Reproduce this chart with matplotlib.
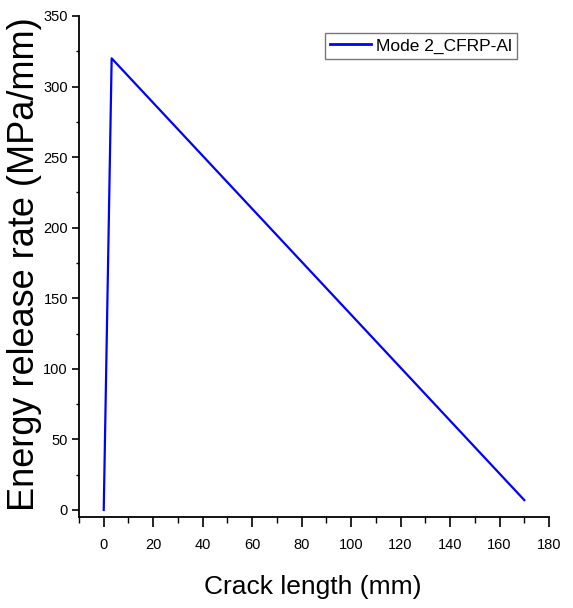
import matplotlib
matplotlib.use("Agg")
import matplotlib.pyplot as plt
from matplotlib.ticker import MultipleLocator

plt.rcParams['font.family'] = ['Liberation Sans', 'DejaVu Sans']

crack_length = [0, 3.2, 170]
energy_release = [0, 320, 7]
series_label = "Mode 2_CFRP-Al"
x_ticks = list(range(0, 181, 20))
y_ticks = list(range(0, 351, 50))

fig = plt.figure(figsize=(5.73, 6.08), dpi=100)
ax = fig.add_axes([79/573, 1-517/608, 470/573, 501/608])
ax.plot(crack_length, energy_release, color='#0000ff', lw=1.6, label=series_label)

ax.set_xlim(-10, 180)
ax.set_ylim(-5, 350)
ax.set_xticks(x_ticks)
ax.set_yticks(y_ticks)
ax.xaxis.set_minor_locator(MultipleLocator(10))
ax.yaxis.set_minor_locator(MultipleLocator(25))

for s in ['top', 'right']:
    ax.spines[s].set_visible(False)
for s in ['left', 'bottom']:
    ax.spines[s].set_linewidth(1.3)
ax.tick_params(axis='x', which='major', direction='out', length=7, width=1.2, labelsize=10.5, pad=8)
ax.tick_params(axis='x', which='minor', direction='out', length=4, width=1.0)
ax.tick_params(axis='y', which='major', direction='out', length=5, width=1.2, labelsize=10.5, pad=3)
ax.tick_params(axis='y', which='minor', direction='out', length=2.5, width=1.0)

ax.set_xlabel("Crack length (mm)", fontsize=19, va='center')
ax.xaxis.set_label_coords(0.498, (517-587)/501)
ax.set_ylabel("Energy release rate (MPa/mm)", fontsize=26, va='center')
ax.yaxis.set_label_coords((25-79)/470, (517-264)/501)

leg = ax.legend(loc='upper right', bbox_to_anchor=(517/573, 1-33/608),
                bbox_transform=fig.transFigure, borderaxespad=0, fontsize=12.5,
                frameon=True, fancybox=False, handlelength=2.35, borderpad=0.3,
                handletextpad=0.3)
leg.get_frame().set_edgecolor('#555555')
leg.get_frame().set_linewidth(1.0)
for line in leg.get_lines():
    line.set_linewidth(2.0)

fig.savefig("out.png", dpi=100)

┄┄┄┄┄┄

Without the pictures, print the whole listing exactly as given.

→ EXPECTED ANSWER:
Reproduce this chart with matplotlib.
import matplotlib
matplotlib.use("Agg")
import matplotlib.pyplot as plt
from matplotlib.ticker import MultipleLocator

plt.rcParams['font.family'] = ['Liberation Sans', 'DejaVu Sans']

crack_length = [0, 3.2, 170]
energy_release = [0, 320, 7]
series_label = "Mode 2_CFRP-Al"
x_ticks = list(range(0, 181, 20))
y_ticks = list(range(0, 351, 50))

fig = plt.figure(figsize=(5.73, 6.08), dpi=100)
ax = fig.add_axes([79/573, 1-517/608, 470/573, 501/608])
ax.plot(crack_length, energy_release, color='#0000ff', lw=1.6, label=series_label)

ax.set_xlim(-10, 180)
ax.set_ylim(-5, 350)
ax.set_xticks(x_ticks)
ax.set_yticks(y_ticks)
ax.xaxis.set_minor_locator(MultipleLocator(10))
ax.yaxis.set_minor_locator(MultipleLocator(25))

for s in ['top', 'right']:
    ax.spines[s].set_visible(False)
for s in ['left', 'bottom']:
    ax.spines[s].set_linewidth(1.3)
ax.tick_params(axis='x', which='major', direction='out', length=7, width=1.2, labelsize=10.5, pad=8)
ax.tick_params(axis='x', which='minor', direction='out', length=4, width=1.0)
ax.tick_params(axis='y', which='major', direction='out', length=5, width=1.2, labelsize=10.5, pad=3)
ax.tick_params(axis='y', which='minor', direction='out', length=2.5, width=1.0)

ax.set_xlabel("Crack length (mm)", fontsize=19, va='center')
ax.xaxis.set_label_coords(0.498, (517-587)/501)
ax.set_ylabel("Energy release rate (MPa/mm)", fontsize=26, va='center')
ax.yaxis.set_label_coords((25-79)/470, (517-264)/501)

leg = ax.legend(loc='upper right', bbox_to_anchor=(517/573, 1-33/608),
                bbox_transform=fig.transFigure, borderaxespad=0, fontsize=12.5,
                frameon=True, fancybox=False, handlelength=2.35, borderpad=0.3,
                handletextpad=0.3)
leg.get_frame().set_edgecolor('#555555')
leg.get_frame().set_linewidth(1.0)
for line in leg.get_lines():
    line.set_linewidth(2.0)

fig.savefig("out.png", dpi=100)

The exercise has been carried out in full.